The problem: Copy out each line containing "matplotlib" from the entries below.

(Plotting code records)
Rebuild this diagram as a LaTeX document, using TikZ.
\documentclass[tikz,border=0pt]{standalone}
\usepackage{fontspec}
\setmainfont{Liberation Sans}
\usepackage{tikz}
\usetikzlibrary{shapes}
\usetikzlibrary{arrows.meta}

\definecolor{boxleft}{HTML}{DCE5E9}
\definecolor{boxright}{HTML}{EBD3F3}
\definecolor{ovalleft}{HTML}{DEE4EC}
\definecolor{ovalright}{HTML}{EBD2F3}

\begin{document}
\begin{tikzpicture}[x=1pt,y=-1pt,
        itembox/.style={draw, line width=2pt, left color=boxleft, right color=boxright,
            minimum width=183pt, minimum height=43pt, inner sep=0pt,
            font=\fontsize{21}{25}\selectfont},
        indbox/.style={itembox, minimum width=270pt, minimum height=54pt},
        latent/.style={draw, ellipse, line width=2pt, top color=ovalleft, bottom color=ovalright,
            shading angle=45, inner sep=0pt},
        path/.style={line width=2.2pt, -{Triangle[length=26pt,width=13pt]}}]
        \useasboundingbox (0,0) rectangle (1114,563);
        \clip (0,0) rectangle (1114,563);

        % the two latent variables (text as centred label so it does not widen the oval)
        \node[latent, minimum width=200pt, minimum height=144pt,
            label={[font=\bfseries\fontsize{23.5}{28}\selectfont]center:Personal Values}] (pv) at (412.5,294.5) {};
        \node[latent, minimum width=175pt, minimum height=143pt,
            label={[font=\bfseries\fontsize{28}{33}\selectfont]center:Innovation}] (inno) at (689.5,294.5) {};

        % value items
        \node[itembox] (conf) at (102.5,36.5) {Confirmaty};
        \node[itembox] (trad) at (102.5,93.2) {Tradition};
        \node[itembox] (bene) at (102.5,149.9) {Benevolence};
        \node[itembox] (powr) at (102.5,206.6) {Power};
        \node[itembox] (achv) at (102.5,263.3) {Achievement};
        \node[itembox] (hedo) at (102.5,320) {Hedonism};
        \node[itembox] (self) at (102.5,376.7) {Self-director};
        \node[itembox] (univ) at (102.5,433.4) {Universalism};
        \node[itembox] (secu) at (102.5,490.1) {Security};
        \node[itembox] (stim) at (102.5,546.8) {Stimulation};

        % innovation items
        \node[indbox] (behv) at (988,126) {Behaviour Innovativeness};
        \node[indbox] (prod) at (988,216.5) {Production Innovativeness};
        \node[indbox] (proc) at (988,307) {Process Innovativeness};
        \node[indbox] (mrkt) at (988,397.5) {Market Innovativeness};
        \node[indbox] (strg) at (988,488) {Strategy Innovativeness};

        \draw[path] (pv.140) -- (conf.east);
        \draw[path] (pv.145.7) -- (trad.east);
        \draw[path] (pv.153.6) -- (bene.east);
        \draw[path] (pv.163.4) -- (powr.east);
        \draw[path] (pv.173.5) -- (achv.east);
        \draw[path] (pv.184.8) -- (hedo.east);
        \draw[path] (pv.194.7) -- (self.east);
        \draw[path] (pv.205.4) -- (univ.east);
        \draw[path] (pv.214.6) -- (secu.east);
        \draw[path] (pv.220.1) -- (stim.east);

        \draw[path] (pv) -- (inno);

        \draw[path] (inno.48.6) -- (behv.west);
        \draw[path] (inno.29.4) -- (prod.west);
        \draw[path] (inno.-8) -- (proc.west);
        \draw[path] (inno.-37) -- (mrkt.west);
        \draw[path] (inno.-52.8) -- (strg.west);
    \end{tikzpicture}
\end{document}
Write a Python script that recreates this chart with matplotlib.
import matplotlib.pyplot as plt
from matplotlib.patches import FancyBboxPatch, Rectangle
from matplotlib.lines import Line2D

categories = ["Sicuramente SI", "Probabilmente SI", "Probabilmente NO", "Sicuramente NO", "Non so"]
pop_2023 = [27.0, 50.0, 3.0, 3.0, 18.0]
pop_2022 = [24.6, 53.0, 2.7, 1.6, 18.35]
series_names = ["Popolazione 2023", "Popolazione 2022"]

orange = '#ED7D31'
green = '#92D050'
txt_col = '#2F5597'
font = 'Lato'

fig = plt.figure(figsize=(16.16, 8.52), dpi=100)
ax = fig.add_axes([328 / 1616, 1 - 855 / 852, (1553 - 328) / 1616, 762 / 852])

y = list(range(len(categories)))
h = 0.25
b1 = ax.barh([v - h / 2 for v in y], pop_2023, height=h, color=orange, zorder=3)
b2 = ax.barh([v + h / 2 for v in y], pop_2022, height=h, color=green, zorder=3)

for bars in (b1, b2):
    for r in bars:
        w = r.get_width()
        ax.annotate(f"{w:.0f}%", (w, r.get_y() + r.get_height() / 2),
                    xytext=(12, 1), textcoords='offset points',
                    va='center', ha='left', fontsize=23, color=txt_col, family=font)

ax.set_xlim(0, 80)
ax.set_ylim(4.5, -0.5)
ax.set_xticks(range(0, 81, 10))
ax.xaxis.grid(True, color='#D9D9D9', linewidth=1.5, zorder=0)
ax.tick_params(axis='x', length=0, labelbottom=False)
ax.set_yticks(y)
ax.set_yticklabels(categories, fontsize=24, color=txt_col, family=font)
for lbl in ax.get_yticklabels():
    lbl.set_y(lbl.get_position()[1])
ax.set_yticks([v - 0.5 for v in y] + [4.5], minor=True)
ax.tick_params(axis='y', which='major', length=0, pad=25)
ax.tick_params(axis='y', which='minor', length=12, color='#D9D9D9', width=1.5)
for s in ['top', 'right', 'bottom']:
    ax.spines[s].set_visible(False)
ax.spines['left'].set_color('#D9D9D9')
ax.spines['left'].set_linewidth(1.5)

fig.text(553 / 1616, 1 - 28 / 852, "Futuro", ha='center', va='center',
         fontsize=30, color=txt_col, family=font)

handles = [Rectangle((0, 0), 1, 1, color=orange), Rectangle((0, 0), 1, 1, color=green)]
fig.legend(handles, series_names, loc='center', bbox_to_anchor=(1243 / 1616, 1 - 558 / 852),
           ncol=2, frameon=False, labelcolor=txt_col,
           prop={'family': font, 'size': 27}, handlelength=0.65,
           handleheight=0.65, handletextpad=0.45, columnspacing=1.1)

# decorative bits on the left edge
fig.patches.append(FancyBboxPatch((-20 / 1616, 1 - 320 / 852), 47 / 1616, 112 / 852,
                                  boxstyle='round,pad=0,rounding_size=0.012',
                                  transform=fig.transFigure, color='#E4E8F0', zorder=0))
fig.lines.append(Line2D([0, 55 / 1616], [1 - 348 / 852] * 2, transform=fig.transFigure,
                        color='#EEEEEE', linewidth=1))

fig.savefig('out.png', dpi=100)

Problem solution:
Write a Python script that recreates this chart with matplotlib.
import matplotlib.pyplot as plt
from matplotlib.patches import FancyBboxPatch, Rectangle
from matplotlib.lines import Line2D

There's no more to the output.